Drilling the Bellcrank
I drilled and tapped a small hole into the bellcrank as shown in the picture. I didn’t measure the depth that I drilled. My goal was to drill through a thicker part of the metal so that I could get more threads. The metal is cast, and is a little bit brittle for tapping, but it worked OK. The hole came out of the back next to the spring. In the picture, I started out using the bead chain for the throttle. You can try this if you like, but I felt that the Throttle Wire Loop gave me more clearance between the air cleaner and the bellcrank. In the picture, I disconnected the throttle cable from the bellcrank, but you don't need to do that. NOTE: You may try putting the cable loop behind the throttle return spring end. The end of the throttle spring is the bronze colored wire below where I drilled my hole. Lift the end of the spring, slide the cable loop onto the silver casting, past the end of the spring, and release the end of the spring Drilling the hole would no longer be required. Make sure that you are comfortable that the throttle cable can't get past the end of the spring.
![]() | Left: Drilled and tapped hole in the bellcrank. I tried the bead chain first, but liked the short cable better. | Right: Cables connected. I did not use the washers shown in the picture. I used a thin steel piece. Washers were too thick. | ![]() |
I used the short Throttle Wire Loop, with a Bead Chain Coupling, and the Bead Chain Coupling Sleeve to cover it. The Bead Chain Coupling pieces in my servo kit were poorly made, and I had to grind them with a cutoff wheel on my die grinder to get the slots to be big enough. You get a couple of them if you screw one of them up. I suppose the hardware store might sell some of these that aren’t made so poorly.

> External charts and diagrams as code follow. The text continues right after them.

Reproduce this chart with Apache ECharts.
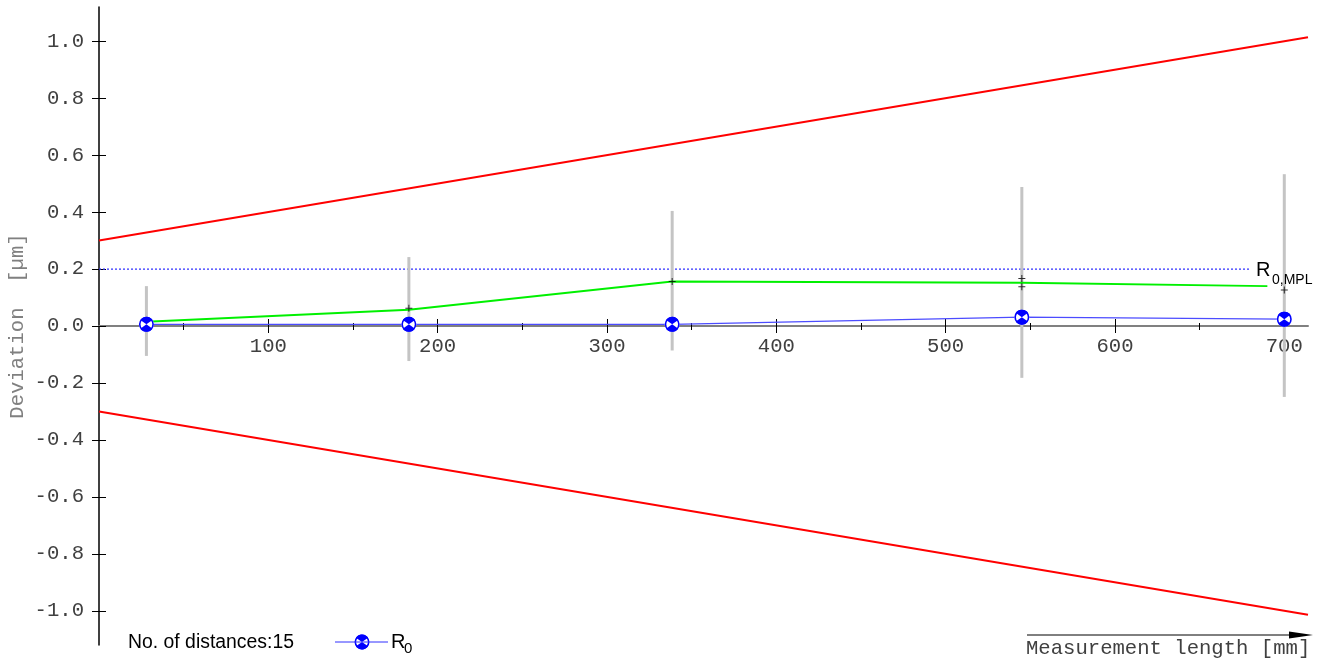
<!DOCTYPE html>
<html>
<head>
<meta charset="utf-8">
<title>Deviation vs measurement length</title>
<script src="https://cdn.jsdelivr.net/npm/echarts@6/dist/echarts.min.js"></script>
<style>
  html, body { margin: 0; padding: 0; background: #ffffff; }
  #chart { width: 1324px; height: 661px; }
</style>
</head>
<body>
<div id="chart"></div>
<script>
// Measured step positions [mm] and the R0 deviation at each step [µm]
const stepLength = [28, 183, 338.5, 545, 700];
const r0Deviation = [0.006, 0.006, 0.006, 0.031, 0.024];

// Spread of the single readings at each step (low / high end of the grey bar)
const spreadLow = [-0.105, -0.123, -0.086, -0.182, -0.249];
const spreadHigh = [0.140, 0.242, 0.404, 0.488, 0.533];

// Upper envelope (green) and its individual crosses
const envelopeLength = [28, 183, 338.5, 545, 690];
const envelopeValue = [0.015, 0.057, 0.156, 0.152, 0.140];
const crossLength = [183, 338.5, 545, 545, 700];
const crossValue = [0.062, 0.156, 0.167, 0.138, 0.126];

// Maximum permissible error limits (end points of the two red lines)
const mplLength = [0, 714];
const mplUpper = [0.30, 1.014];
const mplLower = [-0.30, -1.014];

// R0,MPL reference level
const r0MplLength = [0, 680];
const r0MplValue = [0.2, 0.2];

// Axis ticks and labels
const yTickValues = [-1.0, -0.8, -0.6, -0.4, -0.2, 0.0, 0.2, 0.4, 0.6, 0.8, 1.0];
const xMajorTicks = [100, 200, 300, 400, 500, 600, 700];
const xMinorTicks = [50, 150, 250, 350, 450, 550, 650];
const distanceCount = 15;

const zip = (xs, ys) => xs.map((x, i) => [x, ys[i]]);

const MONO = '"Liberation Mono", "DejaVu Sans Mono", monospace';
const SANS = '"Liberation Sans", Arial, sans-serif';
const BLUE = '#0000ff';
const PLUS = 'path://M3,0H4V7H3ZM0,3H7V4H0Z';
const MONO_SIZE = 20.6;

const X_MIN = 0, X_MAX = 714, Y_MIN = -1.12, Y_MAX = 1.12;

// plot area; the upper-half grid ends exactly on the zero line and carries the length axis
const PLOT = { left: 99, right: 16, top: 7, bottom: 16 };
const ZERO_FROM_TOP = PLOT.top + (661 - PLOT.top - PLOT.bottom) * Y_MAX / (Y_MAX - Y_MIN);
const ZERO_FROM_BOTTOM = 661 - ZERO_FROM_TOP;

function xAxisBase(extra) {
  return Object.assign({
    type: 'value', min: X_MIN, max: X_MAX, position: 'bottom', gridIndex: 1,
    axisLine: { show: false, onZero: false },
    axisLabel: { show: false },
    splitLine: { show: false },
    axisTick: { show: false }
  }, extra);
}
function yAxisBase(extra) {
  return Object.assign({
    type: 'value', min: Y_MIN, max: Y_MAX, position: 'left', gridIndex: 0,
    axisLine: { show: false, onZero: false },
    axisLabel: { show: false },
    splitLine: { show: false },
    axisTick: { show: false }
  }, extra);
}

// R0 marker: white disc, blue ring, blue top and bottom wedges
const WEDGE = 0.62; // half-opening of the white side wedges, radians
function markerShapes(cx, cy, r, z) {
  return [
    { type: 'circle', z2: z, shape: { cx: cx, cy: cy, r: r }, style: { fill: '#fff' } },
    { type: 'ring', z2: z + 1, shape: { cx: cx, cy: cy, r: r, r0: r - 1.6 }, style: { fill: BLUE } },
    { type: 'sector', z2: z + 1, shape: { cx: cx, cy: cy, r: r, r0: 0, startAngle: -Math.PI + WEDGE, endAngle: -WEDGE }, style: { fill: BLUE } },
    { type: 'sector', z2: z + 1, shape: { cx: cx, cy: cy, r: r, r0: 0, startAngle: WEDGE, endAngle: Math.PI - WEDGE }, style: { fill: BLUE } }
  ];
}

const chart = echarts.init(document.getElementById('chart'), null, { renderer: 'canvas' });

chart.setOption({
  animation: false,
  backgroundColor: '#ffffff',
  grid: [
    Object.assign({ containLabel: false, outerBoundsMode: 'none' }, PLOT),
    { left: PLOT.left, right: PLOT.right, top: PLOT.top, bottom: ZERO_FROM_BOTTOM, containLabel: false, outerBoundsMode: 'none' }
  ],
  xAxis: [
    // data axis of the main plot
    {
      type: 'value', min: X_MIN, max: X_MAX, gridIndex: 0, show: false,
      splitLine: { show: false }
    },
    xAxisBase({
      axisLine: { show: true, onZero: false, lineStyle: { color: '#808080', width: 2 } },
      axisTick: { show: true, length: 7, customValues: xMajorTicks, lineStyle: { color: '#000', width: 1 } },
      axisLabel: {
        show: true, customValues: xMajorTicks, margin: 10,
        fontFamily: MONO, fontSize: MONO_SIZE, color: '#404040'
      }
    }),
    xAxisBase({
      axisTick: { show: true, inside: true, length: 7, customValues: xMajorTicks, lineStyle: { color: '#000', width: 1 } }
    }),
    xAxisBase({
      axisTick: { show: true, length: 4, customValues: xMinorTicks, lineStyle: { color: '#000', width: 1 } }
    }),
    xAxisBase({
      axisTick: { show: true, inside: true, length: 3, customValues: xMinorTicks, lineStyle: { color: '#000', width: 1 } }
    })
  ],
  yAxis: [
    yAxisBase({
      axisLine: { show: true, onZero: false, lineStyle: { color: '#000', width: 1.5 } },
      axisTick: { show: true, length: 7, customValues: yTickValues, lineStyle: { color: '#000', width: 1 } },
      axisLabel: {
        show: true, customValues: yTickValues, margin: 15,
        fontFamily: MONO, fontSize: MONO_SIZE, color: '#404040',
        formatter: v => v.toFixed(1)
      }
    }),
    yAxisBase({
      axisTick: { show: true, inside: true, length: 7, customValues: yTickValues, lineStyle: { color: '#000', width: 1 } }
    }),
    { type: 'value', min: 0, max: Y_MAX, gridIndex: 1, show: false, splitLine: { show: false } }
  ],
  series: [
    {
      name: 'MPL upper', type: 'line', data: zip(mplLength, mplUpper),
      symbol: 'none', silent: true, z: 2,
      lineStyle: { color: '#ff0000', width: 2 }
    },
    {
      name: 'MPL lower', type: 'line', data: zip(mplLength, mplLower),
      symbol: 'none', silent: true, z: 2,
      lineStyle: { color: '#ff0000', width: 2 }
    },
    {
      name: 'R0,MPL', type: 'line', data: zip(r0MplLength, r0MplValue),
      symbol: 'none', silent: true, z: 2,
      lineStyle: { color: '#3030ff', width: 1.2, type: [2, 2] }
    },
    {
      name: 'Spread', type: 'custom', z: 3, silent: true,
      data: stepLength.map((x, i) => [x, spreadLow[i], spreadHigh[i]]),
      renderItem: function (params, api) {
        const lo = api.coord([api.value(0), api.value(1)]);
        const hi = api.coord([api.value(0), api.value(2)]);
        return {
          type: 'line',
          shape: { x1: lo[0], y1: lo[1], x2: hi[0], y2: hi[1] },
          style: { stroke: '#c4c4c4', lineWidth: 3 }
        };
      }
    },
    {
      name: 'Envelope', type: 'line', data: zip(envelopeLength, envelopeValue),
      symbol: 'none', silent: true, z: 4,
      lineStyle: { color: '#00f000', width: 2 }
    },
    {
      name: 'Crosses', type: 'scatter', data: zip(crossLength, crossValue),
      symbol: PLUS, symbolSize: 7, silent: true, z: 5,
      itemStyle: { color: '#000000' }
    },
    {
      name: 'R0', type: 'line', data: zip(stepLength, r0Deviation),
      symbol: 'none', silent: true, z: 6,
      lineStyle: { color: '#4c4cff', width: 1.2 }
    },
    {
      name: 'R0 marker', type: 'custom', z: 7, silent: true,
      data: zip(stepLength, r0Deviation),
      renderItem: function (params, api) {
        const p = api.coord([api.value(0), api.value(1)]);
        return { type: 'group', children: markerShapes(p[0], p[1], 7.5, 1) };
      }
    }
  ],
  graphic: [
    // vertical axis caption
    { type: 'text', x: 18, y: ZERO_FROM_TOP, rotation: Math.PI / 2, z: 10,
      style: { text: 'Deviation  [\u00b5m]', font: MONO_SIZE + 'px ' + MONO, fill: '#808080',
               align: 'center', verticalAlign: 'middle' } },
    // level label of the dotted line
    { type: 'text', x: 1256, y: 260, z: 10,
      style: { text: 'R', font: '20px ' + SANS, fill: '#000' } },
    { type: 'text', x: 1272, y: 273, z: 10,
      style: { text: '0,MPL', font: '14px ' + SANS, fill: '#000' } },
    // footer: number of distances and legend
    { type: 'text', x: 128, y: 633, z: 10,
      style: { text: 'No. of distances:' + distanceCount, font: '19.4px ' + SANS, fill: '#000' } },
    { type: 'line', z: 10, shape: { x1: 335, y1: 642, x2: 388, y2: 642 },
      style: { stroke: '#3030ff', lineWidth: 1 } },
    { type: 'group', z: 11, children: markerShapes(362, 642, 7.5, 1) },
    { type: 'text', x: 391, y: 632, z: 10,
      style: { text: 'R', font: '20px ' + SANS, fill: '#000' } },
    { type: 'text', x: 404, y: 641, z: 10,
      style: { text: '0', font: '15px ' + SANS, fill: '#000' } },
    // x-axis caption with arrow
    { type: 'line', z: 10, shape: { x1: 1027, y1: 635, x2: 1295, y2: 635 },
      style: { stroke: '#000', lineWidth: 1 } },
    { type: 'polygon', z: 10, shape: { points: [[1289, 631.5], [1313, 635], [1289, 638.5]] },
      style: { fill: '#000' } },
    { type: 'text', x: 1026, y: 638, z: 10,
      style: { text: 'Measurement length [mm]', font: MONO_SIZE + 'px ' + MONO, fill: '#404040' } }
  ]
});
</script>
</body>
</html>
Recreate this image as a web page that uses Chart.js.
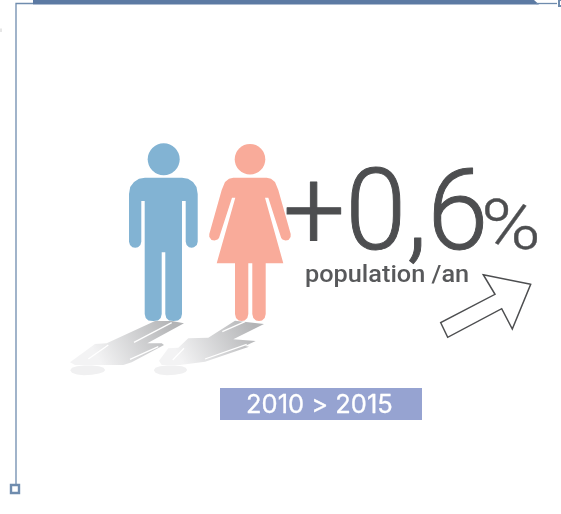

The aircleaner housing will now rub on the new screw that was just installed. Use the drum sander wheel on a die grinder tool to sand away a small amount of plastic on the back of the air cleaner housing behind the bellcrank. This clearance is necessary to allow the screw and Throttle Wire Loop end to pass behind the air cleaner housing. The plastic is fairly thick. I sanded away enough so that a thick piece of paper could be placed between the bellcrank and the air cleaner housing, and the paper could be pulled out easily without tearing. You may have to reinstall the air cleaner housing several times and test the clearance to make sure that you have enough. Reinstall the air cleaner housing, start the bike, and make sure that you can twist the throttle freely, and that it drops back into place. If you have an aftermarket air cleaner housing, you should look closely at the back of it to find out if you have enough clearance for the bolt head to pass easily.
Vacuum Lines
I put a T from the kit into the existing VTX vacuum line, and ran it down to the servo. Pictures are taken from the throttle side of the bike. The other end goes to the side of the servo.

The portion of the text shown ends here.